Duane Morris Takeaways – In Hornady v. Outokumpu Stainless USA, No. 1:18-CV-317 (S.D. Ala. Oct. 4, 2022), the U.S. District Court for the Southern District of Alabama upheld its sanction of a default judgement against the defendant on all of the Fair Labor Standards Act claims brought by a collective action of current and former employees. In affirming a default judgment of approximately $13 million, the Court cited the employer’s repeated failure to produce pay records, time records and incentive plan data during discovery. Such a catastrophic outcome demonstrates the importance of reliable and honest client communication and responsible and reasonable conduct at all stages of discovery in complex employment-related litigation.
Background Of The Case
In 2018, Plaintiff William Hornady filed a collective action against his former employer Outokumpu Stainless (“OTK”) alleging violations of the Fair Labor Standards Act (“FLSA”) for overtime and timekeeping record violations. The case proceeded to discovery, and on November 18, 2021, things quickly unraveled for OTK when the Court found that the company had “acted in pervasive bad faith throughout the discovery process of this entire case…” Id. at 3. As a result, the Court sanctioned OTK by entering non-final default judgement against the company, thereby holding it liable for all of plaintiffs’ FLSA claims. Id. at 6-7. Earlier this year, OTK challenged this ruling by filing a motion to reconsider the order granting default judgement.
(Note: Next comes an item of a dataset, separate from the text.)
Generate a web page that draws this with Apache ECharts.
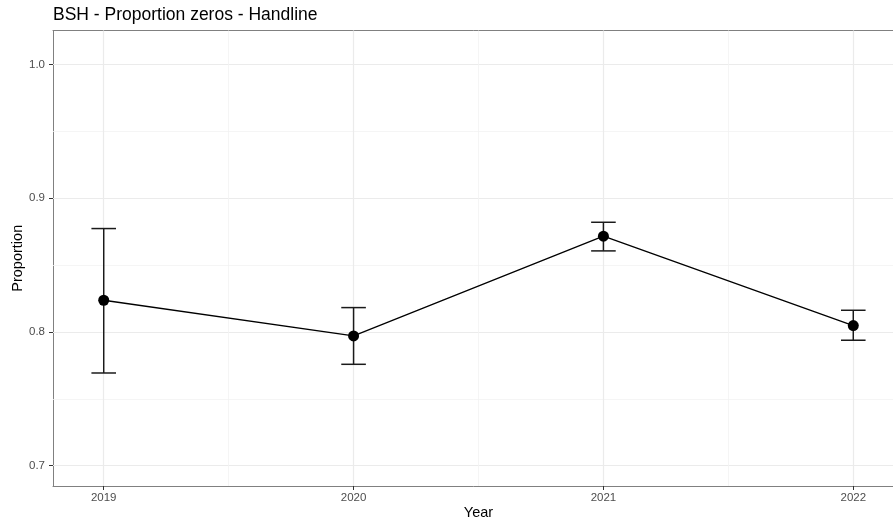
<!DOCTYPE html>
<html>
<head>
<meta charset="utf-8">
<script src="https://cdn.jsdelivr.net/npm/echarts@6/dist/echarts.min.js"></script>
<style>
  html, body { margin: 0; padding: 0; background: #fff; }
  #chart { width: 893px; height: 524px; }
</style>
</head>
<body>
<div id="chart"></div>
<script>
// data
var years = [2019, 2020, 2021, 2022];
var proportion = [0.8237, 0.797, 0.8716, 0.8048];
var lower = [0.7693, 0.7758, 0.8606, 0.7938];
var upper = [0.8773, 0.8182, 0.882, 0.8162];

var yTicks = [0.7, 0.8, 0.9, 1.0];
var yMinor = [0.75, 0.85, 0.95];
var xMinor = [2019.5, 2020.5, 2021.5];

var font = "Liberation Sans, Arial, Helvetica, sans-serif";
var border = { show: true, lineStyle: { color: "#808080", width: 1 } };

var chart = echarts.init(document.getElementById("chart"));

var pts = years.map(function (y, i) { return [y, proportion[i]]; });
var bars = years.map(function (y, i) { return [y, lower[i], upper[i]]; });

// grid lines as markLines (major + minor)
var gridLines = [];
yTicks.forEach(function (v) { gridLines.push({ yAxis: v, lineStyle: { color: "#ebebeb", width: 1.2, type: "solid" } }); });
yMinor.forEach(function (v) { gridLines.push({ yAxis: v, lineStyle: { color: "#f2f2f2", width: 0.8, type: "solid" } }); });
years.forEach(function (v) { gridLines.push({ xAxis: v, lineStyle: { color: "#ebebeb", width: 1.2, type: "solid" } }); });
xMinor.forEach(function (v) { gridLines.push({ xAxis: v, lineStyle: { color: "#f2f2f2", width: 0.8, type: "solid" } }); });

chart.setOption({
  animation: false,
  textStyle: { fontFamily: font },
  title: {
    text: "BSH - Proportion zeros - Handline",
    left: 53,
    top: 6,
    padding: 0,
    textStyle: { fontSize: 17.5, fontWeight: "normal", color: "#000", fontFamily: font },
  },
  grid: {
    left: 53,
    top: 30.5,
    width: 851,
    height: 455.5,
    outerBoundsMode: "none",
    containLabel: false,
  },
  xAxis: [
    {
      type: "value",
      min: 2018.797,
      max: 2022.203,
      name: "Year",
      nameLocation: "middle",
      nameGap: 19,
      nameMoveOverlap: false,
      nameTextStyle: { fontSize: 14.5, color: "#000", fontFamily: font },
      axisLine: border,
      axisTick: { show: true, customValues: years, length: 4, lineStyle: { color: "#333" } },
      axisLabel: {
        customValues: years,
        margin: 6,
        fontSize: 11.5,
        color: "#4d4d4d",
        formatter: function (v) { return String(v); },
      },
      splitLine: { show: false },
    },
    {
      // top edge of the panel
      type: "value",
      position: "top",
      min: 2018.797,
      max: 2022.203,
      axisLine: border,
      axisTick: { show: false },
      axisLabel: { show: false },
      splitLine: { show: false },
    },
  ],
  yAxis: {
    type: "value",
    min: 0.6848,
    max: 1.0254,
    name: "Proportion",
    nameLocation: "middle",
    nameRotate: 90,
    nameGap: 28,
    nameMoveOverlap: false,
    nameTextStyle: { fontSize: 14.5, color: "#000", fontFamily: font },
    axisLine: border,
    axisTick: { show: true, customValues: yTicks, length: 4, lineStyle: { color: "#333" } },
    axisLabel: {
      customValues: yTicks,
      margin: 8,
      fontSize: 11.5,
      color: "#4d4d4d",
      formatter: function (v) { return v.toFixed(1); },
    },
    splitLine: { show: false },
  },
  series: [
    {
      // holder for grid lines, kept on the lower layer
      type: "line",
      zlevel: 0,
      z: 1,
      data: pts,
      showSymbol: false,
      lineStyle: { opacity: 0 },
      silent: true,
      markLine: {
        silent: true,
        symbol: "none",
        label: { show: false },
        animation: false,
        data: gridLines,
      },
    },
    {
      type: "custom",
      zlevel: 1,
      z: 3,
      data: bars,
      renderItem: function (params, api) {
        var x = api.value(0);
        var lo = api.coord([x, api.value(1)]);
        var hi = api.coord([x, api.value(2)]);
        var hw = 12.3;
        var st = { stroke: "#1a1a1a", lineWidth: 1.5 };
        return {
          type: "group",
          children: [
            { type: "line", shape: { x1: lo[0], y1: lo[1], x2: hi[0], y2: hi[1] }, style: st },
            { type: "line", shape: { x1: lo[0] - hw, y1: lo[1], x2: lo[0] + hw, y2: lo[1] }, style: st },
            { type: "line", shape: { x1: hi[0] - hw, y1: hi[1], x2: hi[0] + hw, y2: hi[1] }, style: st },
          ],
        };
      },
    },
    {
      type: "line",
      zlevel: 1,
      z: 4,
      data: pts,
      symbol: "circle",
      symbolSize: 11,
      itemStyle: { color: "#000" },
      lineStyle: { color: "#000", width: 1.3 },
    },
  ],
});
</script>
</body>
</html>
The Court’s Ruling Denying Reconsideration Of The Default Judgement
In seeking reconsideration of the decision to grant default judgement, OTK urged the Court to apply the “good cause” standard of review, under Rule 55 of the Federal Rules of Civil Procedure, which allows courts to evaluate many different factors such as willfulness, prejudice, and whether the defaulting party might have a meritorious defense for purposes of determining whether to reconsider an order of a default judgement. Id. at 7. However, the Court declined to apply this “good cause” standard. Instead, it to use the stricter standard of Rule 54, which allows courts to reconsider interlocutory decisions if there is “evidence of an intervening change in the controlling law, the availability of new evidence, or the need to correct clear error or manifest injustice.” Id. at 12.
Given OTK’s failure to introduce newly available evidence disputing the Court’s previous finding that defense counsel had failed to meet its “discovery obligations,” the Court rejected OTK’s argument that the Court had abused its discretion by improperly imposing “death penalty” sanctions in the form of default judgement. Id. at 14. Specifically, the Court noted that it had ordered OTK to produce pay, time, and incentive plan records on “twelve (12) separate occasions spanning almost three years.” Id. at 17-18. When OTK finally did produce pay records, they were incomplete, and did not even include rate of pay data. Id. The Court also noted that the Magistrate Judge assigned to the case had originally recommended lesser sanctions against OTK. However, while a ruling on this lesser sanction was pending, the Court opined that OTK “engaged in additional sanction-worthy behavior” during discovery. Id. at 15.
OTK attempted to shift the blame for these discovery shortcomings to its payroll software provider and former outside counsel for the case. OTK argued that it could not have produced the formula used to calculate the regular rate of pay (“RROP”) for its employees, as the Court had ordered, because this formula came from the proprietary software of ADP, which OTK would have had to obtain through a subpoena. Id. at 23-24. In reality, the Court observed that it had previously ordered OTK to subpoena ADP for this data in 2020, a year before the entry of default judgement. Id. at 24. For this reason, OTK could no longer argue that the requirement to subpoena ADP was newly available evidence that might allow the Court to reconsider its sanctions order. Moreover, the Court noted that OTK’s failure to produce the RROP data had not been its “primary failing” because OTK also failed to produce hourly pay rates. Id. at 25.
The Court also rejected OTK’s contention that its failures during the discovery process should be attributed to its former outside counsel in the case. Id. at 27-28. In support of this position, OTK submitted emails of its former counsel that purported to show that it had been “kept in the dark… as to what was actually occurring” in discovery. Id. However, the Court found that these emails could only “provide insight into a fraction of the circumstances” leading to the default judgement. Id. at 29. Regardless of whether these emails provided a legitimate excuse for all of OTK’s failures during the discovery process, the Court determined that the emails did not constitute newly available evidence, as OTK had failed to submit them to the Court when it was first facing default judgement sanctions. Id. at 30. Given this record, the Court placed the blame squarely on OTK for failing to “produce accurate and complete time and pay records.”
Implications for Employers
The $13 million sanction of a default judgment in the case is an eye-opener for any litigant. The Hornady decision demonstrates that employers who fail to actively engage and communicate with their outside counsel on a regular basis do so at their own peril. To avoid such a disastrous outcome, clients should always expect and demand regular and truthful case status updates, especially in class and collective actions where the stakes can be so high.